We'd had a wonderful exchange of emails. I was interested. He offered his phone number; I dialed... and then, as that baritone voiceover always says in overwrought adventure documentaries, something went horribly wrong. The guy with whom I'd been emailing was a computer professional in his mid-30s. But his job was part-time, he lived with his parents, and he was a college sophomore. Frankly, I haven't dated a college sophomore in more decades than I'd care to say.

We never met. I had to break up with him before our first date.

It's tricky business, this ducking out of a online dating connection midway through the hookup. Sure, at most online dating sites you can always just block the person, but unless you're dealing with a psycho-stalker, that's the coward's way out. Still, even the most diplomatically forthright among us will be stumped on occasion by some suitor who can't take a hint.

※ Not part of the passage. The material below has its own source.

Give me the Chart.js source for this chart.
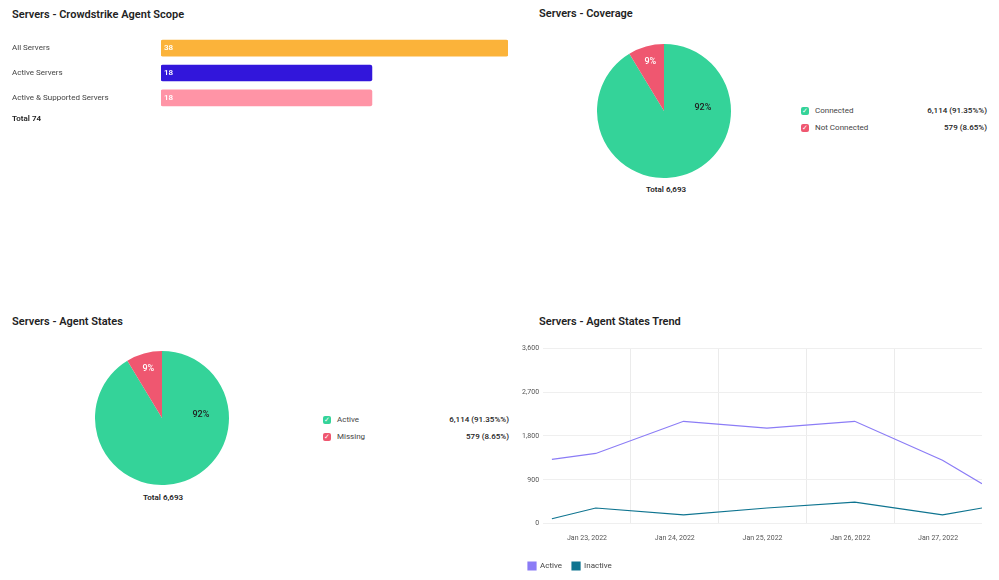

I remember receiving an initial email from one guy whose message and profile left no doubt that we were miles apart intellectually. Luck seemed with me, though. His profile offered a loophole: he was a smoker, and as I wrote in my reply, allergies prevent me from dating smokers. A nice face-saver, I thought -- until he wrote back to say that maybe if I became his girlfriend, I could inspire him to quit smoking. At that point, there was nothing to do but send a short "Sorry. Not interested" reply.

I've been turned down electronically in the early stages of email communication by a wine collector and a carnivore who were turned off, respectively, because I'm not a drinker and I'm a quasi-vegetarian.